Take a close look at your first diagram and consider what would be different if you had drawn the position of point $B$ a little bit lower on the page, but otherwise kept the directions of the vectors and the cones the same.
The answer is: everything would be the same except that $B$ would be
lower on the page and the angle of the line between $A$ and $B$ would be different.
If the information we have can be made to fit different possible angles
equally well, we have no way to tell exactly what the angle actually is.
The good news is, if you know precisely the directions of the boundaries of both cones, you have enough information to say precisely what the range of possible angles from $A$ to $B$ might be.
I'll assume the two known vectors are parallel, or if they are not, that we known the angle between them. If the vectors are parallel, we call that
direction "north"; if they are not parallel we choose one of them as the "north" direction and (much later) use the knowledge of the angle between them to figure out the part of the answer that is relative to the other vector.
For each vector or ray in the figure, I'll consider its "course angle" to be the angle clockwise from "north" to the given angle or ray.
I also assume that we now have enough information to determine the course angles of the two "edges" of each $15$-degree cone, and that we have computed those angles.

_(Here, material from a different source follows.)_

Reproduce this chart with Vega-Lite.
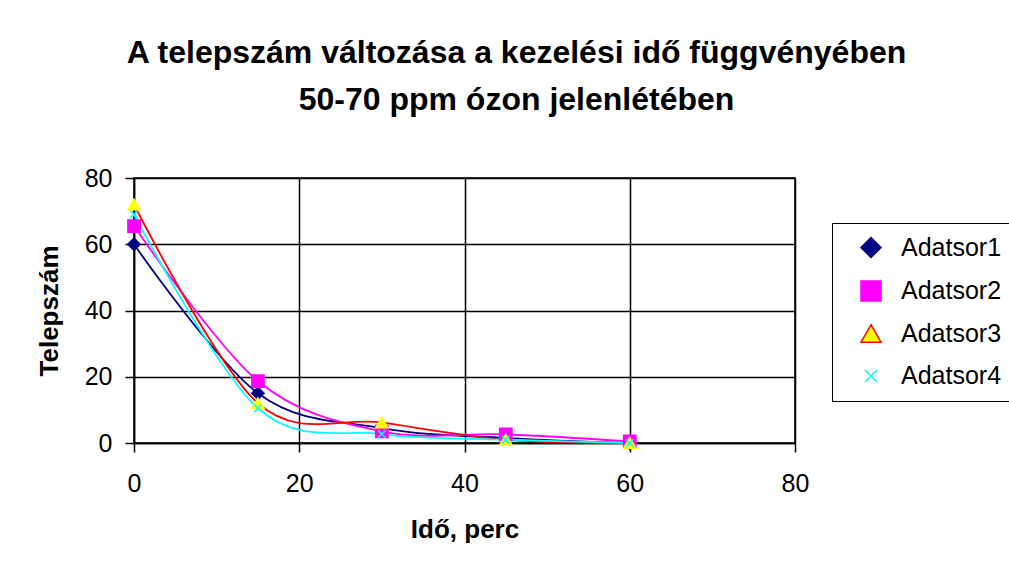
{
  "$schema": "https://vega.github.io/schema/vega-lite/v6.json",
  "width": 661,
  "height": 265,
  "autosize": {"type": "none"},
  "padding": {"left": 134, "top": 178, "right": 214, "bottom": 129},
  "background": "white",
  "title": {
    "text": ["A telepszám változása a kezelési idő függvényében", "50-70 ppm ózon jelenlétében"],
    "font": "Liberation Sans",
    "fontSize": 32,
    "fontWeight": "bold",
    "color": "black",
    "lineHeight": 47,
    "anchor": "middle",
    "dx": 52,
    "offset": 49
  },
  "config": {
    "view": {"stroke": "black", "strokeWidth": 1.5},
    "axis": {
      "labelFont": "Liberation Sans",
      "labelFontSize": 25,
      "labelColor": "black",
      "titleFont": "Liberation Sans",
      "titleFontSize": 26,
      "titleFontWeight": "bold",
      "titleColor": "black",
      "tickColor": "black",
      "tickSize": 9,
      "tickWidth": 1.5,
      "domainColor": "black",
      "domainWidth": 1.5,
      "gridColor": "black",
      "gridWidth": 1.5,
      "gridOpacity": 1
    }
  },
  "data": {
    "values": [
      {"ido": 0, "telep": 60, "sor": "Adatsor1"},
      {"ido": 15, "telep": 15, "sor": "Adatsor1"},
      {"ido": 30, "telep": 4.5, "sor": "Adatsor1"},
      {"ido": 45, "telep": 1.5, "sor": "Adatsor1"},
      {"ido": 60, "telep": 0, "sor": "Adatsor1"},
      {"ido": 0, "telep": 65.5, "sor": "Adatsor2"},
      {"ido": 15, "telep": 18.7, "sor": "Adatsor2"},
      {"ido": 30, "telep": 3.5, "sor": "Adatsor2"},
      {"ido": 45, "telep": 2.6, "sor": "Adatsor2"},
      {"ido": 60, "telep": 0.5, "sor": "Adatsor2"},
      {"ido": 0, "telep": 72, "sor": "Adatsor3"},
      {"ido": 15, "telep": 12, "sor": "Adatsor3"},
      {"ido": 30, "telep": 6.2, "sor": "Adatsor3"},
      {"ido": 45, "telep": 1, "sor": "Adatsor3"},
      {"ido": 60, "telep": 0, "sor": "Adatsor3"},
      {"ido": 0, "telep": 69, "sor": "Adatsor4"},
      {"ido": 15, "telep": 10.5, "sor": "Adatsor4"},
      {"ido": 30, "telep": 2.7, "sor": "Adatsor4"},
      {"ido": 45, "telep": 1, "sor": "Adatsor4"},
      {"ido": 60, "telep": 0, "sor": "Adatsor4"}
    ]
  },
  "encoding": {
    "x": {
      "field": "ido", "type": "quantitative",
      "scale": {"domain": [0, 80], "nice": false},
      "axis": {"values": [0, 20, 40, 60, 80], "title": "Idő, perc", "labelPadding": 19, "titlePadding": 20, "labelFlush": false}
    },
    "y": {
      "field": "telep", "type": "quantitative",
      "scale": {"domain": [0, 80], "nice": false},
      "axis": {"values": [0, 20, 40, 60, 80], "title": "Telepszám", "labelPadding": 13, "titlePadding": 22, "labelFlush": false}
    }
  },
  "layer": [
    {
      "mark": {"type": "line", "interpolate": "cardinal", "strokeWidth": 1.8},
      "encoding": {
        "color": {
          "field": "sor", "type": "nominal",
          "scale": {"domain": ["Adatsor1", "Adatsor2", "Adatsor3", "Adatsor4"], "range": ["#000080", "#FF00FF", "#FF0000", "#00FFFF"]}
        }
      }
    },
    {
      "mark": {"type": "point", "filled": true, "size": 150, "opacity": 1, "strokeWidth": 1.5},
      "encoding": {
        "shape": {
          "field": "sor", "type": "nominal",
          "scale": {"domain": ["Adatsor1", "Adatsor2", "Adatsor3", "Adatsor4"], "range": ["diamond", "square", "triangle-up", "M-0.6,-0.6L0.6,0.6M-0.6,0.6L0.6,-0.6"]}
        },
        "stroke": {
          "field": "sor", "type": "nominal",
          "scale": {"domain": ["Adatsor1", "Adatsor2", "Adatsor3", "Adatsor4"], "range": ["#000080", "#FF00FF", "#FFFF00", "#00FFFF"]}
        },
        "fill": {
          "field": "sor", "type": "nominal",
          "scale": {"domain": ["Adatsor1", "Adatsor2", "Adatsor3", "Adatsor4"], "range": ["#000080", "#FF00FF", "#FFFF00", "#00FFFF"]},
          "legend": {
            "title": null,
            "orient": "none",
            "legendX": 698,
            "legendY": 45,
            "padding": 12,
            "strokeColor": "black",
            "fillColor": "white",
            "labelFont": "Liberation Sans",
            "labelFontSize": 25,
            "labelColor": "black",
            "symbolSize": 400,
            "symbolOffset": 14.5,
            "labelOffset": 17.5,
            "rowPadding": 16.5,
            "encode": {
              "legend": {
                "strokeWidth": {"value": 1.5}
              },
              "symbols": {
                "shape": {"value": {"expr": "datum.value == 'Adatsor1' ? 'M-2.65,0H2.65M-0.7,0L0,-0.7L0.7,0L0,0.7Z' : datum.value == 'Adatsor2' ? 'M-2.65,0H2.65M-0.65,-0.65H0.65V0.65H-0.65Z' : datum.value == 'Adatsor3' ? 'M-2.65,0H2.65M0,-0.75L0.8,0.65L-0.8,0.65Z' : 'M-2.65,0H2.65M-0.55,-0.55L0.55,0.55M-0.55,0.55L0.55,-0.55'"}},
                "stroke": {"value": {"expr": "datum.value == 'Adatsor1' ? '#000080' : datum.value == 'Adatsor2' ? '#FF00FF' : datum.value == 'Adatsor3' ? '#FF0000' : '#00FFFF'"}},
                "fill": {"value": {"expr": "datum.value == 'Adatsor1' ? '#000080' : datum.value == 'Adatsor2' ? '#FF00FF' : datum.value == 'Adatsor3' ? '#FFFF00' : '#00FFFF'"}},
                "strokeWidth": {"value": 1.8},
                "opacity": {"value": 1}
              }
            }
          }
        }
      }
    }
  ]
}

So the edges of the cone at $A$ give a range of possible course angles
of the vector $v_{AB}$ that points in the direction from $A$ to $B,$
and the edges of the cone at $B$ give a range of possible course angles
of the vector $v_{BA}$ that points in the direction from $B$ to $A.$
But we also know that the vector $v_{BA}$ is exactly $180$ degrees opposite from vector $v_{AB}.$ So the information about the range of course angles for vector $v_{BA}$ is also information about the range of possible course angles for vector $v_{AB}.$
For example, suppose we find that the edges of the cone at $A$ are the course angles $60$ degrees and $75$ degrees.
That is, the course angle $\theta_{AB}$ from $A$ to $B$ must be somewhere in the range $60^\circ \leq \theta_{AB} \leq 75^\circ.$
And suppose the edges of the cone at $B$ are the course angles
$235$ degrees and $250$ degrees.
Then the course angle $\theta_{BA}$ from $B$ to $A$ must be in
the range $235^\circ \leq \theta_{BA} \leq 250^\circ.$
But since the two courses are $180$ degrees opposite,
the cone at $B$ tells us that
$235^\circ \leq \theta_{AB} +180 \leq 250^\circ,$
or equivalently,
$55^\circ \leq \theta_{AB} \leq 70^\circ.$
So we can make a better estimate of the course from $A$ to $B$ by using
both cones than by using one:
$60^\circ \leq \theta_{AB} \leq 70^\circ.$
If we choose the middle of that range, $65$ degrees, we minimize
the possible amount of the error in the course angle.

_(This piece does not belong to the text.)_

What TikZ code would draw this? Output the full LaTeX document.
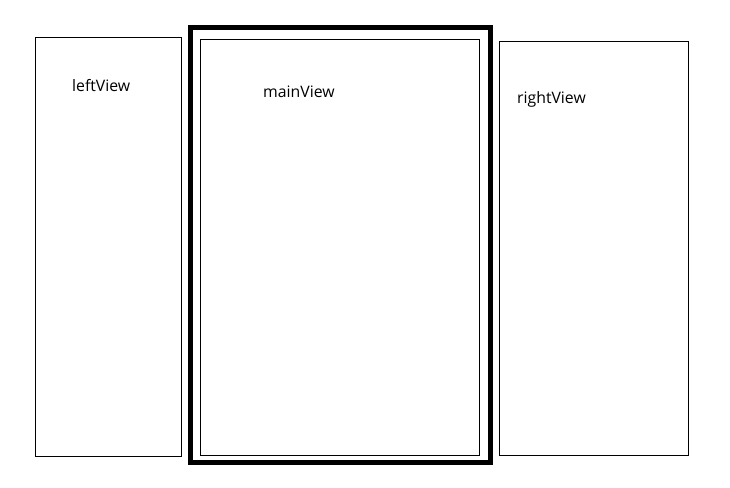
\documentclass[tikz,border=0pt]{standalone}
\usepackage{fontspec}
\setmainfont{Open Sans}
\usepackage{tikz}
\usetikzlibrary{positioning}
\tikzset{
    viewbox/.style = {rectangle, draw=black, line width=1pt, inner sep=0pt, outer sep=0pt},
    framebox/.style = {rectangle, draw=black, line width=5pt, inner sep=0pt, outer sep=0pt},
    viewlabel/.style = {anchor=base west, inner sep=0pt, font=\fontsize{15.8pt}{18pt}\selectfont},
}
\begin{document}
\begin{tikzpicture}[x=1pt, y=-1pt]
  \useasboundingbox (0,0) rectangle (730,487);
  \node[viewbox, minimum width=146pt, minimum height=418pt] (left) at (108,247) {};
  \node[framebox, minimum width=299.5pt, minimum height=435pt] (frame) at (340.25,245) {};
  \node[viewbox, minimum width=279pt, minimum height=416pt] (main) at (340,247.5) {};
  \node[viewbox, minimum width=189pt, minimum height=414pt] (right) at (594,248.5) {};
  % labels
  \node[viewlabel] (leftlbl) at (72,91) {leftView};
  \node[viewlabel] (mainlbl) at (263,97) {mainView};
  \node[viewlabel] (rightlbl) at (517,103) {rightView};
\end{tikzpicture}
\end{document}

If the two cones are always aligned so that their edges are parallel to the other cone's edges, however (as it appears may be the case in the diagrams in the question), then we don't get any new information by considering both cones that we didn't have from looking at just one cone.
As for how much new information you would need to make the measurement exact, the simplest piece of information would be the actual course angle from $A$ to $B.$ Other possibilities are to have coordinates of the locations of both points, which would let you calculate a course angle with trigonometry--but that's a lot of information about the points (you now know exactly where each of them is!) and it wouldn't use the cones at all.
We could also ask for two cones such that the "left" edge of one cone was parallel to (or $180$ degrees opposite from) the "right" edge of the other cone; but that's just a very thinly disguised way of asking to be given the exact course angle (it's the same as the angle of one of the edges we asked to be aligned).